Task directions → All of the material below is to be restated word for word, apart from the pictures.

Data provided →
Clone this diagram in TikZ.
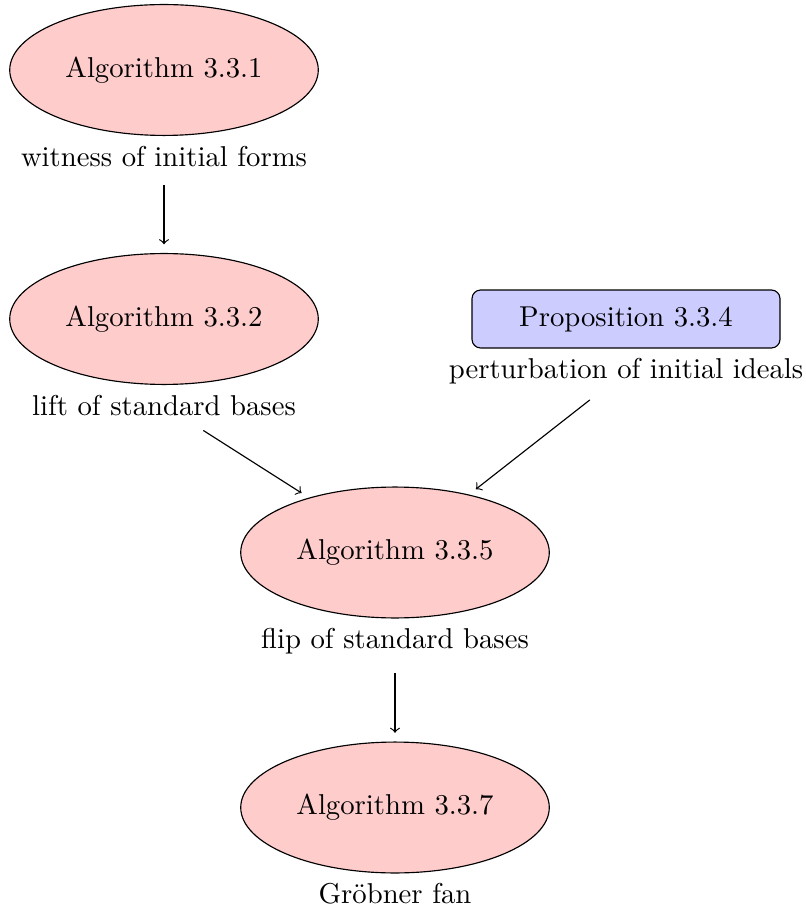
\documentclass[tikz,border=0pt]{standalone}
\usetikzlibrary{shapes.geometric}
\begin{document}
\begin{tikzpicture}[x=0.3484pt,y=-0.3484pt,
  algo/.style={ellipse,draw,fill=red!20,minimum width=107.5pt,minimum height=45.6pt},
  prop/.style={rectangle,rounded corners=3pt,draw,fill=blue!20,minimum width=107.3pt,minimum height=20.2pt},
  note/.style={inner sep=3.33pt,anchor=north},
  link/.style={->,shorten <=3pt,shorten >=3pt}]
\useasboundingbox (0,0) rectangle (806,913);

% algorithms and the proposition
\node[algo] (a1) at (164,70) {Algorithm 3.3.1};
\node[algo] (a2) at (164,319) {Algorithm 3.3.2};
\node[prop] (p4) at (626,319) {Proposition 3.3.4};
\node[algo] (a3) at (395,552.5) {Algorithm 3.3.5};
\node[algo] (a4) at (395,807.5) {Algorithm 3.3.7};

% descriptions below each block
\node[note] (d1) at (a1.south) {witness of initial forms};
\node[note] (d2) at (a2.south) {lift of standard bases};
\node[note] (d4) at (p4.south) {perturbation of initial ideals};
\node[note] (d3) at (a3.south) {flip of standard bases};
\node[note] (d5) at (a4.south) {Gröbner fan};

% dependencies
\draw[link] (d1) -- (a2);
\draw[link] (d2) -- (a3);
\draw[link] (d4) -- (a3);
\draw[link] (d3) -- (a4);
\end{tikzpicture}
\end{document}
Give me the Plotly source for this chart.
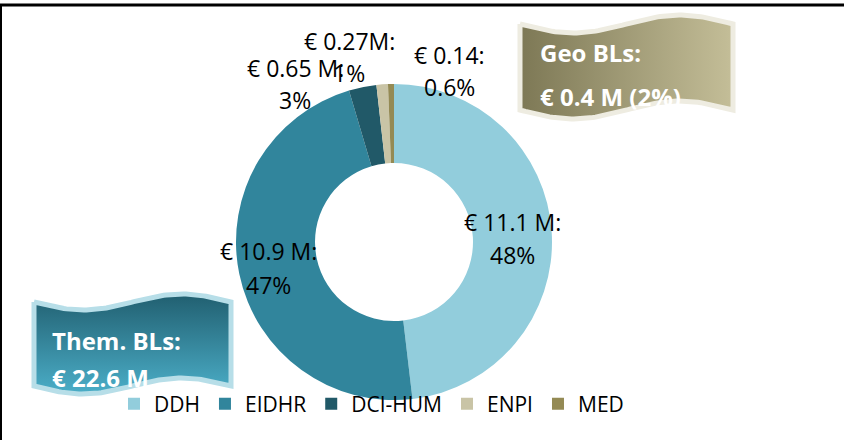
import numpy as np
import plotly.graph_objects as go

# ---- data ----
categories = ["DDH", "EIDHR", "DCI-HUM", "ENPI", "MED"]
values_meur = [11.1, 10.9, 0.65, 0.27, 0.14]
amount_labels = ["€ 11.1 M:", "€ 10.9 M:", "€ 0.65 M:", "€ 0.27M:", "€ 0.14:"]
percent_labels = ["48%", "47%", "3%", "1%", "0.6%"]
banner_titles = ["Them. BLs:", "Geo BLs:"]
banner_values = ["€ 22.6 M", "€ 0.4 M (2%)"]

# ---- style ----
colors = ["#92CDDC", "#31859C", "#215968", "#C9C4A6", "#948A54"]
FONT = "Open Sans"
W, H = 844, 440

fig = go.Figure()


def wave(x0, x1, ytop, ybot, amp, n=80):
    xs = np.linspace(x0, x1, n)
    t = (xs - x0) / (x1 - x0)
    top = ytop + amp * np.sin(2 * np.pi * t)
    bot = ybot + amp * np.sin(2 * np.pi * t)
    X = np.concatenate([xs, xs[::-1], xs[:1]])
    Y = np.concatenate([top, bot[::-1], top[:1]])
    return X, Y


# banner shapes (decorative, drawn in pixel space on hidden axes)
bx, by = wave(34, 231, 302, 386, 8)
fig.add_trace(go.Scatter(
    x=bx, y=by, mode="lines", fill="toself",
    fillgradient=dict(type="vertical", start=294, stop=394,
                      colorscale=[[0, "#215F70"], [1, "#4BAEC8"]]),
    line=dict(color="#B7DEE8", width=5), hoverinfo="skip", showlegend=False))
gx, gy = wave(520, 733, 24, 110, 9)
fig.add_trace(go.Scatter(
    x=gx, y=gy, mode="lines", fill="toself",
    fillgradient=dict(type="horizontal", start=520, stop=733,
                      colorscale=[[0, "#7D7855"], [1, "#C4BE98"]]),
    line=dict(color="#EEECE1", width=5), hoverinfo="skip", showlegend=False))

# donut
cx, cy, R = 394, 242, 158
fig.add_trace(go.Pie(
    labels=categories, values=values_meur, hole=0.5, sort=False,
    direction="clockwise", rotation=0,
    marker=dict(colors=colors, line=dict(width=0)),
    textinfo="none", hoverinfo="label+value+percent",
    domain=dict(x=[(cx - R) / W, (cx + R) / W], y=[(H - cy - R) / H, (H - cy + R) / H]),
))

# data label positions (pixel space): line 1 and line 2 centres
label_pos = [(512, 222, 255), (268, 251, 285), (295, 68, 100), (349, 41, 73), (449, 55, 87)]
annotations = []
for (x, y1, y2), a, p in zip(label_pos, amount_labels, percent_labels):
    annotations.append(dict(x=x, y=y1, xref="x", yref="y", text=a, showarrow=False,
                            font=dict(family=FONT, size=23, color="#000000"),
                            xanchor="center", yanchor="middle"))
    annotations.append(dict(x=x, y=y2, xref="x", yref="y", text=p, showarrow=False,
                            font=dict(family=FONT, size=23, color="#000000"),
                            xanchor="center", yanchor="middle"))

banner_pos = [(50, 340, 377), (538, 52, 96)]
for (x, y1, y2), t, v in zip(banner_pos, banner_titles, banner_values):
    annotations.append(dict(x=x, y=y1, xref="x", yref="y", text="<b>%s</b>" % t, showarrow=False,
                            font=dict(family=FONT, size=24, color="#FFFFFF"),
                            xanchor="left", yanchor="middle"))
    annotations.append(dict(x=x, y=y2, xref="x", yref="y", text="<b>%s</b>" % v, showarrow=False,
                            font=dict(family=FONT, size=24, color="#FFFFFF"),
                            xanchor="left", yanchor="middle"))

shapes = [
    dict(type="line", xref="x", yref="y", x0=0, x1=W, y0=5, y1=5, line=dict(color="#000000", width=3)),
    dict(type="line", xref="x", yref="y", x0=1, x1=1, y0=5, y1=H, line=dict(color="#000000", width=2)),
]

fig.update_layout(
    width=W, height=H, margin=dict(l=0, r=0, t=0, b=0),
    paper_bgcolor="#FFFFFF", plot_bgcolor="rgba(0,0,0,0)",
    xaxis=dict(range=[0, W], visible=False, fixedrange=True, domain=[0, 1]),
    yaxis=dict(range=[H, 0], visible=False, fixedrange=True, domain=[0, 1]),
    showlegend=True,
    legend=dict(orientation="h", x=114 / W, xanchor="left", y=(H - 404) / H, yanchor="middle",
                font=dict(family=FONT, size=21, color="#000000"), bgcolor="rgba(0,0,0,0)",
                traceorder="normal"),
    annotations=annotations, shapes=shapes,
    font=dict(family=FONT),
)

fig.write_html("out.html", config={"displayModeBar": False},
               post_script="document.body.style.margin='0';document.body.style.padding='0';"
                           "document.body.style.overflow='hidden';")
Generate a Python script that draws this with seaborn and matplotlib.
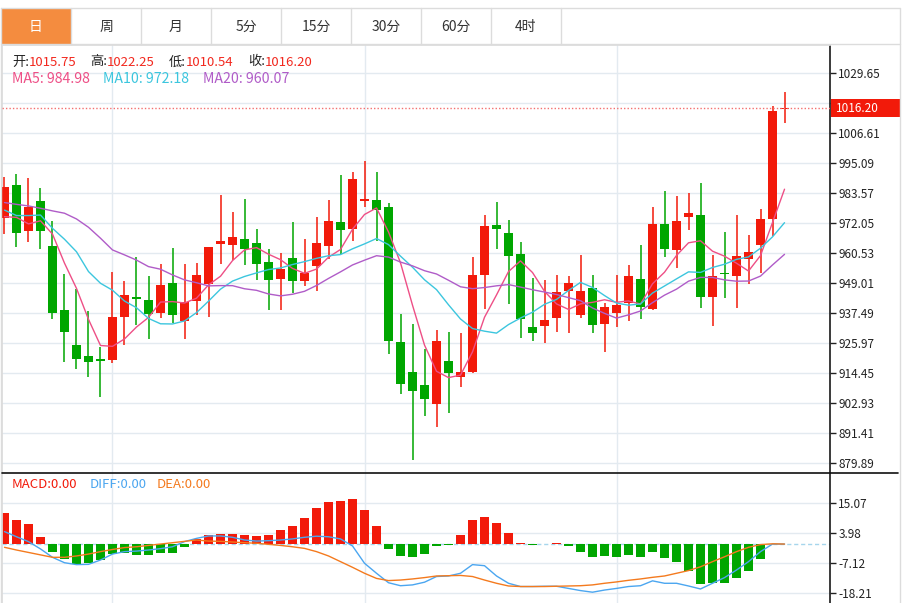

Expected answer →
Clone this diagram in TikZ.
\documentclass[tikz,border=0pt]{standalone}
\usetikzlibrary{shapes.geometric}
\begin{document}
\begin{tikzpicture}[x=0.3484pt,y=-0.3484pt,
  algo/.style={ellipse,draw,fill=red!20,minimum width=107.5pt,minimum height=45.6pt},
  prop/.style={rectangle,rounded corners=3pt,draw,fill=blue!20,minimum width=107.3pt,minimum height=20.2pt},
  note/.style={inner sep=3.33pt,anchor=north},
  link/.style={->,shorten <=3pt,shorten >=3pt}]
\useasboundingbox (0,0) rectangle (806,913);

% algorithms and the proposition
\node[algo] (a1) at (164,70) {Algorithm 3.3.1};
\node[algo] (a2) at (164,319) {Algorithm 3.3.2};
\node[prop] (p4) at (626,319) {Proposition 3.3.4};
\node[algo] (a3) at (395,552.5) {Algorithm 3.3.5};
\node[algo] (a4) at (395,807.5) {Algorithm 3.3.7};

% descriptions below each block
\node[note] (d1) at (a1.south) {witness of initial forms};
\node[note] (d2) at (a2.south) {lift of standard bases};
\node[note] (d4) at (p4.south) {perturbation of initial ideals};
\node[note] (d3) at (a3.south) {flip of standard bases};
\node[note] (d5) at (a4.south) {Gröbner fan};

% dependencies
\draw[link] (d1) -- (a2);
\draw[link] (d2) -- (a3);
\draw[link] (d4) -- (a3);
\draw[link] (d3) -- (a4);
\end{tikzpicture}
\end{document}
Give me the Plotly source for this chart.
import numpy as np
import plotly.graph_objects as go

# ---- data ----
categories = ["DDH", "EIDHR", "DCI-HUM", "ENPI", "MED"]
values_meur = [11.1, 10.9, 0.65, 0.27, 0.14]
amount_labels = ["€ 11.1 M:", "€ 10.9 M:", "€ 0.65 M:", "€ 0.27M:", "€ 0.14:"]
percent_labels = ["48%", "47%", "3%", "1%", "0.6%"]
banner_titles = ["Them. BLs:", "Geo BLs:"]
banner_values = ["€ 22.6 M", "€ 0.4 M (2%)"]

# ---- style ----
colors = ["#92CDDC", "#31859C", "#215968", "#C9C4A6", "#948A54"]
FONT = "Open Sans"
W, H = 844, 440

fig = go.Figure()


def wave(x0, x1, ytop, ybot, amp, n=80):
    xs = np.linspace(x0, x1, n)
    t = (xs - x0) / (x1 - x0)
    top = ytop + amp * np.sin(2 * np.pi * t)
    bot = ybot + amp * np.sin(2 * np.pi * t)
    X = np.concatenate([xs, xs[::-1], xs[:1]])
    Y = np.concatenate([top, bot[::-1], top[:1]])
    return X, Y


# banner shapes (decorative, drawn in pixel space on hidden axes)
bx, by = wave(34, 231, 302, 386, 8)
fig.add_trace(go.Scatter(
    x=bx, y=by, mode="lines", fill="toself",
    fillgradient=dict(type="vertical", start=294, stop=394,
                      colorscale=[[0, "#215F70"], [1, "#4BAEC8"]]),
    line=dict(color="#B7DEE8", width=5), hoverinfo="skip", showlegend=False))
gx, gy = wave(520, 733, 24, 110, 9)
fig.add_trace(go.Scatter(
    x=gx, y=gy, mode="lines", fill="toself",
    fillgradient=dict(type="horizontal", start=520, stop=733,
                      colorscale=[[0, "#7D7855"], [1, "#C4BE98"]]),
    line=dict(color="#EEECE1", width=5), hoverinfo="skip", showlegend=False))

# donut
cx, cy, R = 394, 242, 158
fig.add_trace(go.Pie(
    labels=categories, values=values_meur, hole=0.5, sort=False,
    direction="clockwise", rotation=0,
    marker=dict(colors=colors, line=dict(width=0)),
    textinfo="none", hoverinfo="label+value+percent",
    domain=dict(x=[(cx - R) / W, (cx + R) / W], y=[(H - cy - R) / H, (H - cy + R) / H]),
))

# data label positions (pixel space): line 1 and line 2 centres
label_pos = [(512, 222, 255), (268, 251, 285), (295, 68, 100), (349, 41, 73), (449, 55, 87)]
annotations = []
for (x, y1, y2), a, p in zip(label_pos, amount_labels, percent_labels):
    annotations.append(dict(x=x, y=y1, xref="x", yref="y", text=a, showarrow=False,
                            font=dict(family=FONT, size=23, color="#000000"),
                            xanchor="center", yanchor="middle"))
    annotations.append(dict(x=x, y=y2, xref="x", yref="y", text=p, showarrow=False,
                            font=dict(family=FONT, size=23, color="#000000"),
                            xanchor="center", yanchor="middle"))

banner_pos = [(50, 340, 377), (538, 52, 96)]
for (x, y1, y2), t, v in zip(banner_pos, banner_titles, banner_values):
    annotations.append(dict(x=x, y=y1, xref="x", yref="y", text="<b>%s</b>" % t, showarrow=False,
                            font=dict(family=FONT, size=24, color="#FFFFFF"),
                            xanchor="left", yanchor="middle"))
    annotations.append(dict(x=x, y=y2, xref="x", yref="y", text="<b>%s</b>" % v, showarrow=False,
                            font=dict(family=FONT, size=24, color="#FFFFFF"),
                            xanchor="left", yanchor="middle"))

shapes = [
    dict(type="line", xref="x", yref="y", x0=0, x1=W, y0=5, y1=5, line=dict(color="#000000", width=3)),
    dict(type="line", xref="x", yref="y", x0=1, x1=1, y0=5, y1=H, line=dict(color="#000000", width=2)),
]

fig.update_layout(
    width=W, height=H, margin=dict(l=0, r=0, t=0, b=0),
    paper_bgcolor="#FFFFFF", plot_bgcolor="rgba(0,0,0,0)",
    xaxis=dict(range=[0, W], visible=False, fixedrange=True, domain=[0, 1]),
    yaxis=dict(range=[H, 0], visible=False, fixedrange=True, domain=[0, 1]),
    showlegend=True,
    legend=dict(orientation="h", x=114 / W, xanchor="left", y=(H - 404) / H, yanchor="middle",
                font=dict(family=FONT, size=21, color="#000000"), bgcolor="rgba(0,0,0,0)",
                traceorder="normal"),
    annotations=annotations, shapes=shapes,
    font=dict(family=FONT),
)

fig.write_html("out.html", config={"displayModeBar": False},
               post_script="document.body.style.margin='0';document.body.style.padding='0';"
                           "document.body.style.overflow='hidden';")
Generate a Python script that draws this with seaborn and matplotlib.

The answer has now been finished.